How many months are you away from seeking handouts?  I think, if I had 3 bad months, I would be screwed.  And that is downright likely to happen.  After all, many of my clients are financially strapped, unemployed, underemployed, etc.  That's the honest truth. I imagine that there are people who have nothing in the bank at all, that are 2 weeks away from being evicted or losing their car.  We are all closer to poverty than we'd like to believe.

When I saw a homeless person in the 80s, I would think "crazy."  When I saw a homeless person in the 90s, I would think "druggie."  Now, I'll think "PhD."

Ms. Ortiz reflects on her life by citing our favorite line here at BIDER:
"I cried the whole day on Monday," she told HuffPost. "It's painful. It's embarrassing. I worked so hard. I have all this experience and education. I was careful and prepared. I kept savings -- I did everything right. Why am I living on handouts? I always felt like there were needy people out there that needed the help more than I did, but now I am turning into one of those people. Look at this. This is how the middle class is evaporating."
The italics are mine of course.  That's right, Ms. Ortiz.  So did we.  We all know why she's not getting a job, by the way.  The Universities that should be knocking her door down, are hiring graduate students for pennies on the dollar, to teach the same classes Mr.
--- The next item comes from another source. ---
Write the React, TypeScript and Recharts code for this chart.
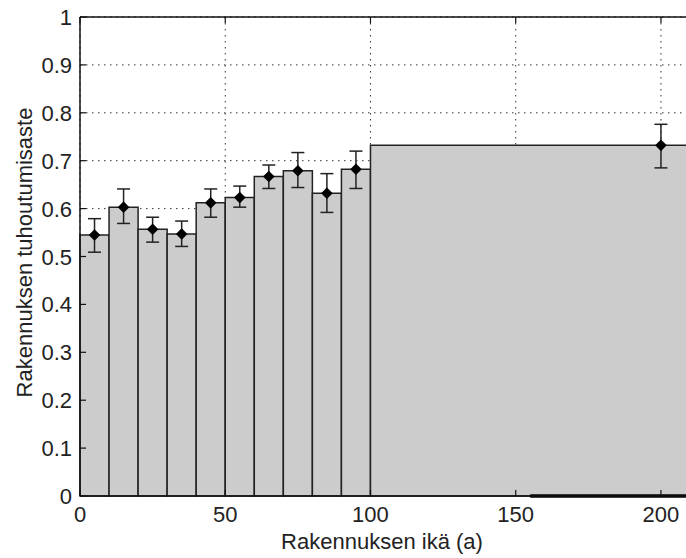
import React from 'react';
import {
  ComposedChart,
  Scatter,
  ErrorBar,
  XAxis,
  YAxis,
  CartesianGrid,
  ReferenceArea,
  ReferenceLine,
} from 'recharts';

// age bins (years) and the destruction rate measured in each
const binStart = [0, 10, 20, 30, 40, 50, 60, 70, 80, 90, 100];
const binEnd = [10, 20, 30, 40, 50, 60, 70, 80, 90, 100, 210];
const binCenter = [5, 15, 25, 35, 45, 55, 65, 75, 85, 95, 200];
const rate = [0.545, 0.603, 0.557, 0.547, 0.612, 0.623, 0.667, 0.679, 0.632, 0.682, 0.732];
const rateLow = [0.509, 0.569, 0.53, 0.521, 0.582, 0.603, 0.642, 0.644, 0.592, 0.642, 0.685];
const rateHigh = [0.579, 0.641, 0.582, 0.574, 0.641, 0.647, 0.691, 0.717, 0.673, 0.72, 0.776];

const xTicks = [0, 50, 100, 150, 200];
const yTicks = [0, 0.1, 0.2, 0.3, 0.4, 0.5, 0.6, 0.7, 0.8, 0.9, 1];

const points = binCenter.map((x, i) => ({
  x,
  y: rate[i],
  err: [rate[i] - rateLow[i], rateHigh[i] - rate[i]],
}));

const FONT = '"Liberation Sans", Arial, Helvetica, sans-serif';
const FONT_SIZE = 22;
const TEXT = '#222';
const AXIS = '#111';
const X_MARGIN = 7;
const Y_MARGIN = 8;
const MARK = 6;

const YTick = (props: any) => {
  const { x, y, payload } = props;
  const ax = x + Y_MARGIN;
  return (
    <g>
      <line x1={ax} x2={ax + MARK} y1={y} y2={y} stroke={AXIS} strokeWidth={1.2} />
      <text x={x} y={y} dy={8} textAnchor="end" fontSize={FONT_SIZE} fontFamily={FONT} fill={TEXT}>
        {String(payload.value)}
      </text>
    </g>
  );
};

const XTick = (props: any) => {
  const { x, y, payload } = props;
  const ay = y - X_MARGIN;
  return (
    <g>
      <line x1={x} x2={x} y1={ay} y2={ay - MARK} stroke={AXIS} strokeWidth={1.2} />
      <text x={x} y={y} dy={18.5} textAnchor="middle" fontSize={FONT_SIZE} fontFamily={FONT} fill={TEXT}>
        {String(payload.value)}
      </text>
    </g>
  );
};

const TopTick = (props: any) => {
  const { x, y } = props;
  const ay = y + X_MARGIN;
  return <line x1={x} x2={x} y1={ay} y2={ay + MARK} stroke={AXIS} strokeWidth={1.2} />;
};

const Diamond = (props: any) => {
  const { cx, cy } = props;
  const r = 5.8;
  return (
    <polygon
      points={`${cx - r},${cy} ${cx},${cy - r} ${cx + r},${cy} ${cx},${cy + r}`}
      fill="#000"
    />
  );
};

export default function App() {
  return (
    <div style={{ position: 'absolute', left: 0, top: 0, width: 686, height: 558, overflow: 'hidden', background: '#fff' }}>
      <ComposedChart width={700} height={558} data={points} margin={{ top: 0, right: 10, left: 0, bottom: 0 }}>
        <CartesianGrid
          stroke="#333"
          strokeDasharray="1.5 4.5"
          horizontalValues={yTicks}
          verticalValues={xTicks}
        />
        <XAxis
          xAxisId="top"
          orientation="top"
          type="number"
          dataKey="x"
          domain={[0, 210]}
          ticks={xTicks}
          height={17}
          tickSize={0}
          tickMargin={X_MARGIN}
          tick={<TopTick />}
          stroke={AXIS}
          strokeWidth={1.5}
        />
        <XAxis
          type="number"
          dataKey="x"
          domain={[0, 210]}
          ticks={xTicks}
          height={62}
          tickSize={0}
          tickMargin={X_MARGIN}
          tick={<XTick />}
          stroke={AXIS}
          strokeWidth={1.5}
          label={({ viewBox }: any) => (
            <text
              x={viewBox.x + 302}
              y={viewBox.y + 53.3}
              textAnchor="middle"
              fontSize={FONT_SIZE}
              fontFamily={FONT}
              fill={TEXT}
            >
              Rakennuksen ikä (a)
            </text>
          )}
        />
        <YAxis
          type="number"
          domain={[0, 1]}
          ticks={yTicks}
          width={80}
          tickSize={0}
          tickMargin={Y_MARGIN}
          tick={<YTick />}
          stroke={AXIS}
          strokeWidth={1.5}
          label={({ viewBox }: any) => {
            const cy = viewBox.y + viewBox.height / 2 - 4;
            return (
              <text
                x={31.5}
                y={cy}
                transform={`rotate(-90 31.5 ${cy})`}
                textAnchor="middle"
                fontSize={FONT_SIZE}
                fontFamily={FONT}
                fill={TEXT}
              >
                Rakennuksen tuhoutumisaste
              </text>
            );
          }}
        />
        {binStart.map((x1, i) => (
          <ReferenceArea
            key={i}
            x1={x1}
            x2={binEnd[i]}
            y1={0}
            y2={rate[i]}
            fill="#cccccc"
            fillOpacity={1}
            stroke="#222"
            strokeWidth={1.5}
            ifOverflow="visible"
          />
        ))}
        <ReferenceLine
          segment={[{ x: 155, y: 0 }, { x: 210, y: 0 }]}
          stroke="#000"
          strokeWidth={3.5}
          ifOverflow="visible"
        />
        <Scatter dataKey="y" shape={<Diamond />} isAnimationActive={false}>
          <ErrorBar dataKey="err" direction="y" width={6.5} stroke="#222" strokeWidth={1.5} isAnimationActive={false} />
        </Scatter>
      </ComposedChart>
    </div>
  );
}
Ortiz would like to teach.  She probably costs too much, or they think she'd expect to be paid much more than she's actually willing to accept.  At least the educational industrial complex is blind.  It screws us and screws its own.

Monday, June 7, 2010

Another Law School Bites the Dust!

So happy to run into this bit of news.  Wilkes University, in Northeaster Pennsylvania (i.e. Not Philly, nor Pittsburgh) will not be opening a law school as planned, due to economic woes.  Can I hear a "Hip, Hip, Hurray"?  Best news ever.  They had hired the former Widener Dean to start this project and hoped that they could compete with Drexel, Duquesne and Widener--all shit law schools.  Anyone who lives or has lived in Pennsylvania knows that that state suffers from a saturation of attorneys.  Drexel and Widener pump out attorneys at a rate that cannot be absorbed by the local economy. Outside of Philly and Pittsburgh, there's not much else going on in that state and they cannot handle the 325 lawyers that Wilkes was planning on shoving into the legal world, annually.  I went to a law school that only had 160 annually and that was too much for that region. I'm not sure why law schools are dead set on these mega classes... oh yah, money.  But I'm happy that they won't be moving forward with this stupid, selfish and short sighted plan.
"I feel, personally, really a real sense of loss," Prescott said. "But I also recognize that the decision was well-reasoned by the president, by the trustees. And I think at this stage of the university's history, and under the current economic climate, I think this is exactly the right thing to do. Even though we had high hopes for the school, it's just not the right time to do it."
I don't feel a sense of loss at all.  I couldn't be happier for the students that will not fall victim to Wilkes' scam.  It's amazing that there is absolutely no analysis of the needs of the community. It's a math equation.  ROI=(cost of building school and hiring top notch faculty) - [(# of students) * tuition]* X years.  Is it that simple?  At some point, alumnae stopped making enough of a contribution to matter to schools.  If alumnae gifts were a large enough portion of schools' endowments, schools would care about their fate.  But a more likely culprit than the sharp decline in alumnae gifts is the greed of academia.  They just want more and more and they have lost sight of customer satisfaction.  I see their demise in the next few decades.  The World Wide Web had made so much of life cheaper and more convenient, but education has become costly and burdensome.  I know that the college experience is great, but I would love if brick and mortar education becomes a thing of the past.  It's the wave of the future.